Task goal
Quote the data below in full, minus the images.
<<<<
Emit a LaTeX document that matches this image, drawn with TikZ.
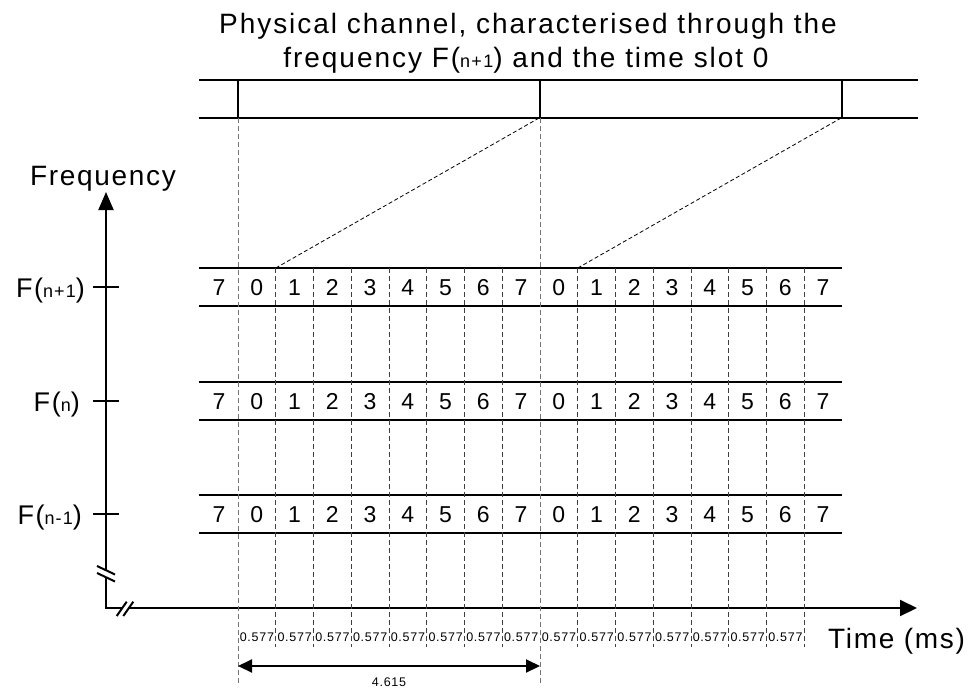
\documentclass[tikz,border=0pt]{standalone}
\usepackage{fontspec}
\setmainfont{Liberation Sans}[LetterSpace=6]
\usetikzlibrary{arrows.meta,calc}
\newcommand{\Fsub}[1]{F({\fontsize{18}{18}\selectfont #1})}
\tikzset{
  thickline/.style={line width=2pt},
  slotline/.style={line width=1pt,black!75,dash pattern=on 5pt off 3pt},
  frameline/.style={line width=1pt,black!55,dash pattern=on 5pt off 3pt},
  hopline/.style={line width=0.8pt,dash pattern=on 4pt off 2.5pt},
  bigtext/.style={font=\fontsize{28}{34}\selectfont,inner sep=0pt},
  slotnum/.style={font=\fontsize{23}{23}\selectfont,inner sep=0pt,anchor=base},
  flabel/.style={font=\fontsize{27}{27}\selectfont,inner sep=0pt,anchor=base east},
  duration/.style={font=\fontsize{12.5}{12.5}\selectfont,inner sep=0pt,anchor=base},
  bigtip/.style={-{Triangle[length=18pt,width=15pt]}}
}
\begin{document}
\begin{tikzpicture}[x=1pt,y=-1pt]
\useasboundingbox (0,0) rectangle (972,691);
					%TITLE
					\node[bigtext,anchor=base] (title1) at (528,33) {\addfontfeature{LetterSpace=7}Physical channel, characterised through the};
					\node[bigtext,anchor=base] (title2) at (526,67) {\addfontfeature{LetterSpace=7}frequency \Fsub{n+1} and the time slot 0};
					%PHYSICAL CHANNEL
					\draw[thickline] (199,80) -- (918,80) (199,117.5) -- (918,117.5);
					\foreach \x/\n in {238/a,540/b,842/c}
						\draw[thickline] (\x,80) -- (\x,117.5) coordinate (band\n);
					%AXES
					\coordinate (O) at (106,608);
					\draw[thickline] (106,577) -- (O) -- (121.7,608);
					\draw[thickline,bigtip] (106,570) -- (106,192) coordinate (ytip);
					\draw[thickline,-{Triangle[length=17pt,width=16pt]}] (128.3,608) -- (917,608) coordinate (xtip);
					\draw[thickline] (97,566) -- (115,574.5) (97,573) -- (115,581.5);
					\draw[thickline] (116.7,616) -- (126.7,601.7) (123.3,616) -- (133.3,601.7);
					\node[bigtext,anchor=base] (freq) at (103,185) {Frequency};
					\node[bigtext,anchor=base] (time) at (896.5,648) {Time (ms)};
					%CARRIERS
					\foreach \y/\r/\xl/\f in {287/a/85/n+1,401/b/80/n,514/c/82/n-1}{
						\draw[thickline] (199,\y-19) -- (842,\y-19) (199,\y+19) -- (842,\y+19);
						\draw[thickline] (93,\y) -- (119,\y);
						\node[flabel] (f\r) at (\xl,\y+10) {\Fsub{\f}};
						\foreach \k [evaluate=\k as \d using {int(mod(\k+7,8))}] in {0,...,16}
							\node[slotnum] (s\r\k) at (219.1+37.75*\k,\y+8.3) {\d};
					}
					%SLOT BOUNDARIES
					\foreach \k in {1,...,7,9,10,...,15}
						\draw[slotline] (238+37.75*\k,268) coordinate (t\k) -- (238+37.75*\k,647);
					\foreach \k in {0,8}
						\draw[frameline] (238+37.75*\k,117.5) -- (238+37.75*\k,685) coordinate (b\k);
					\draw[hopline] (t1) -- (bandb);
					\draw[hopline] (t9) -- (bandc);
					\foreach \k in {0,...,14}
						\node[duration] (d\k) at (256.9+37.75*\k,641.5) {0.577};
					%FRAME DURATION
					\draw[thickline,{Triangle[length=14pt,width=13pt]}-{Triangle[length=14pt,width=13pt]}] ($(b0)+(0,-19)$) -- ($(b8)+(0,-19)$);
					\node[duration] (frame) at (389,686.5) {4.615};
\end{tikzpicture}
\end{document}
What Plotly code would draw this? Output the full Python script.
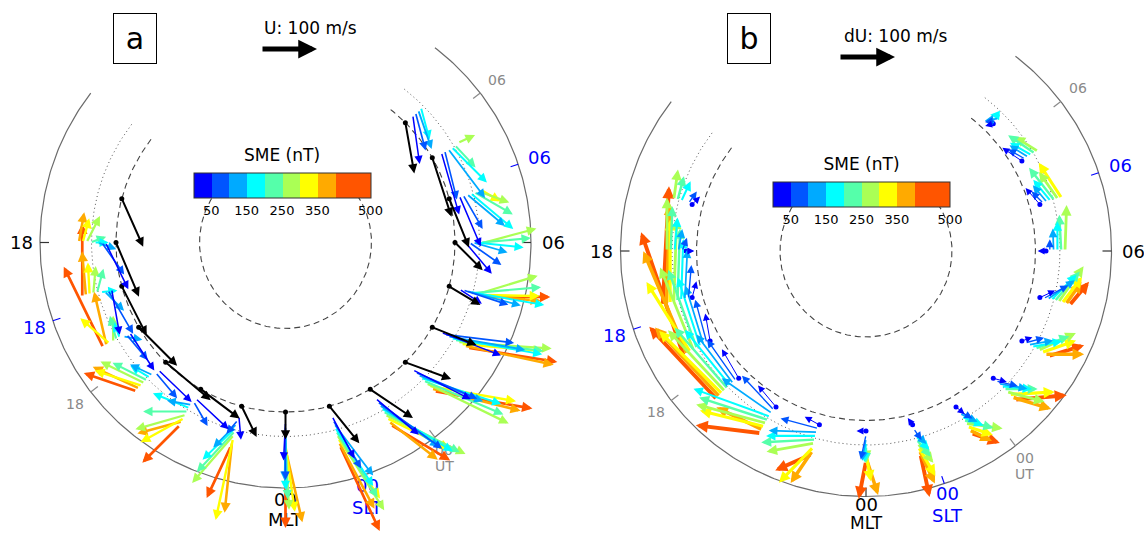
>>>>
Task result
Emit a LaTeX document that matches this image, drawn with TikZ.
\documentclass[tikz,border=0pt]{standalone}
\usepackage{fontspec}
\setmainfont{Liberation Sans}[LetterSpace=6]
\usetikzlibrary{arrows.meta,calc}
\newcommand{\Fsub}[1]{F({\fontsize{18}{18}\selectfont #1})}
\tikzset{
  thickline/.style={line width=2pt},
  slotline/.style={line width=1pt,black!75,dash pattern=on 5pt off 3pt},
  frameline/.style={line width=1pt,black!55,dash pattern=on 5pt off 3pt},
  hopline/.style={line width=0.8pt,dash pattern=on 4pt off 2.5pt},
  bigtext/.style={font=\fontsize{28}{34}\selectfont,inner sep=0pt},
  slotnum/.style={font=\fontsize{23}{23}\selectfont,inner sep=0pt,anchor=base},
  flabel/.style={font=\fontsize{27}{27}\selectfont,inner sep=0pt,anchor=base east},
  duration/.style={font=\fontsize{12.5}{12.5}\selectfont,inner sep=0pt,anchor=base},
  bigtip/.style={-{Triangle[length=18pt,width=15pt]}}
}
\begin{document}
\begin{tikzpicture}[x=1pt,y=-1pt]
\useasboundingbox (0,0) rectangle (972,691);
					%TITLE
					\node[bigtext,anchor=base] (title1) at (528,33) {\addfontfeature{LetterSpace=7}Physical channel, characterised through the};
					\node[bigtext,anchor=base] (title2) at (526,67) {\addfontfeature{LetterSpace=7}frequency \Fsub{n+1} and the time slot 0};
					%PHYSICAL CHANNEL
					\draw[thickline] (199,80) -- (918,80) (199,117.5) -- (918,117.5);
					\foreach \x/\n in {238/a,540/b,842/c}
						\draw[thickline] (\x,80) -- (\x,117.5) coordinate (band\n);
					%AXES
					\coordinate (O) at (106,608);
					\draw[thickline] (106,577) -- (O) -- (121.7,608);
					\draw[thickline,bigtip] (106,570) -- (106,192) coordinate (ytip);
					\draw[thickline,-{Triangle[length=17pt,width=16pt]}] (128.3,608) -- (917,608) coordinate (xtip);
					\draw[thickline] (97,566) -- (115,574.5) (97,573) -- (115,581.5);
					\draw[thickline] (116.7,616) -- (126.7,601.7) (123.3,616) -- (133.3,601.7);
					\node[bigtext,anchor=base] (freq) at (103,185) {Frequency};
					\node[bigtext,anchor=base] (time) at (896.5,648) {Time (ms)};
					%CARRIERS
					\foreach \y/\r/\xl/\f in {287/a/85/n+1,401/b/80/n,514/c/82/n-1}{
						\draw[thickline] (199,\y-19) -- (842,\y-19) (199,\y+19) -- (842,\y+19);
						\draw[thickline] (93,\y) -- (119,\y);
						\node[flabel] (f\r) at (\xl,\y+10) {\Fsub{\f}};
						\foreach \k [evaluate=\k as \d using {int(mod(\k+7,8))}] in {0,...,16}
							\node[slotnum] (s\r\k) at (219.1+37.75*\k,\y+8.3) {\d};
					}
					%SLOT BOUNDARIES
					\foreach \k in {1,...,7,9,10,...,15}
						\draw[slotline] (238+37.75*\k,268) coordinate (t\k) -- (238+37.75*\k,647);
					\foreach \k in {0,8}
						\draw[frameline] (238+37.75*\k,117.5) -- (238+37.75*\k,685) coordinate (b\k);
					\draw[hopline] (t1) -- (bandb);
					\draw[hopline] (t9) -- (bandc);
					\foreach \k in {0,...,14}
						\node[duration] (d\k) at (256.9+37.75*\k,641.5) {0.577};
					%FRAME DURATION
					\draw[thickline,{Triangle[length=14pt,width=13pt]}-{Triangle[length=14pt,width=13pt]}] ($(b0)+(0,-19)$) -- ($(b8)+(0,-19)$);
					\node[duration] (frame) at (389,686.5) {4.615};
\end{tikzpicture}
\end{document}
What Plotly code would draw this? Output the full Python script.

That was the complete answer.